Il en est de même des observations voire des sanctions prononcées pour encourager le respect des règles internes à l’entreprise qui sont analysées comme l’expression légitime du pouvoir disciplinaire de l’employeur. »

(C.A. PAU, Ch. Soc., 4 février 2016, N° 13/03048)

« Le harcèlement ne saurait se confondre ni avec les critiques justifiées induites par le comportement professionnel du salarié, ni avec les contraintes imposées par les impératifs de gestion qu’il est susceptible de mal ressentir ni encore avec des difficultés relationnelles avec des collègues de travail ou sa hiérarchie.

Il nécessite en outre pour être constitué la démonstration de faits objectifs. »

(C.A. PARIS, A, 4 juin 2009, N° 07/05933)

 

Un arrêt de la Cour d'appel de PARIS du 3 juillet 2018 est à cet égard très explicite puisqu'il écarte le harcèlement en retenant successivement:

le fait pour l'employeur de manifester son mécontentement et de formuler des reproches en direction d'un salarié,

- qui trouvent, comme il est établi, leur justification dans les exigences ou les remarques notamment du client,

- dès lors que ces critiques sont exprimées en termes modérés, exempts de propos irrespectueux, insultants, humiliants ou vexatoires.

"Ne constitue pas un harcèlement moral le fait pour l'employeur de manifester son mécontentement et de formuler des reproches en direction d'un salarié, le statut de cadre permettant au contraire à l'employeur d'être exigeant.

En outre, la formulation par un supérieur hiérarchique, même de nombreuses critiques par écrit, ne relève pas d'un comportement anormal de la hiérarchie qui doit assumer ses responsabilités dès lors que ces critiques sont exprimées (...) en termes modérés, exempts de propos irrespectueux,insultants, humiliants ou vexatoires ,et qu'elles trouvent, comme il est établi, leur justification dans les exigences ou les remarque notamment du client, comme en l'espèce, s'agissant de l'avertissement du 26 juin 2012.
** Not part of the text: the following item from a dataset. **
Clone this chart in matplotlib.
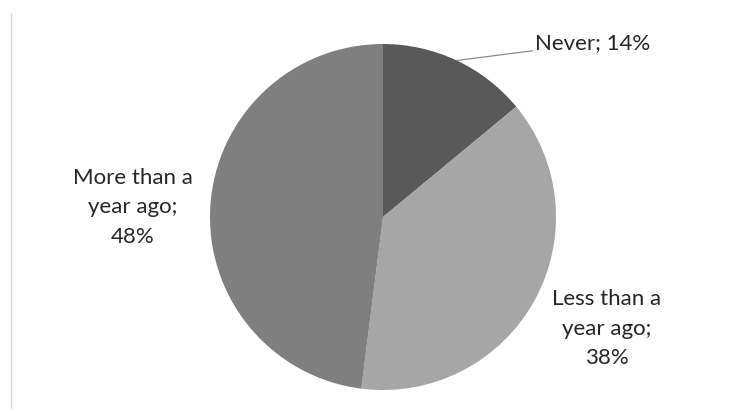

Le harcèlement moral ne doit pas se confondre avec les tensions et conflits pouvant surgir avec l'employeur ou les reproches que ce dernier est en droit d'adresser à un salarié, ni le stress et le surmenage, tout élément qui peut aboutir à une altération de l'état de santé de l'intéressé sans que celle-ci soit imputable à l'employeur."

(Cour d'appel PARIS Pôle 6, chambre 11, 3 Juillet 2018 – n° 14/12822)

Les limites de l'exercice du pouvoir de direction sont à rechercher dans l'abus de pouvoir qui peut se manifester tant dans la forme dans laquelle les critiques sont  exprimées que dans leur justification au regard des fonctions exercées par le salarié.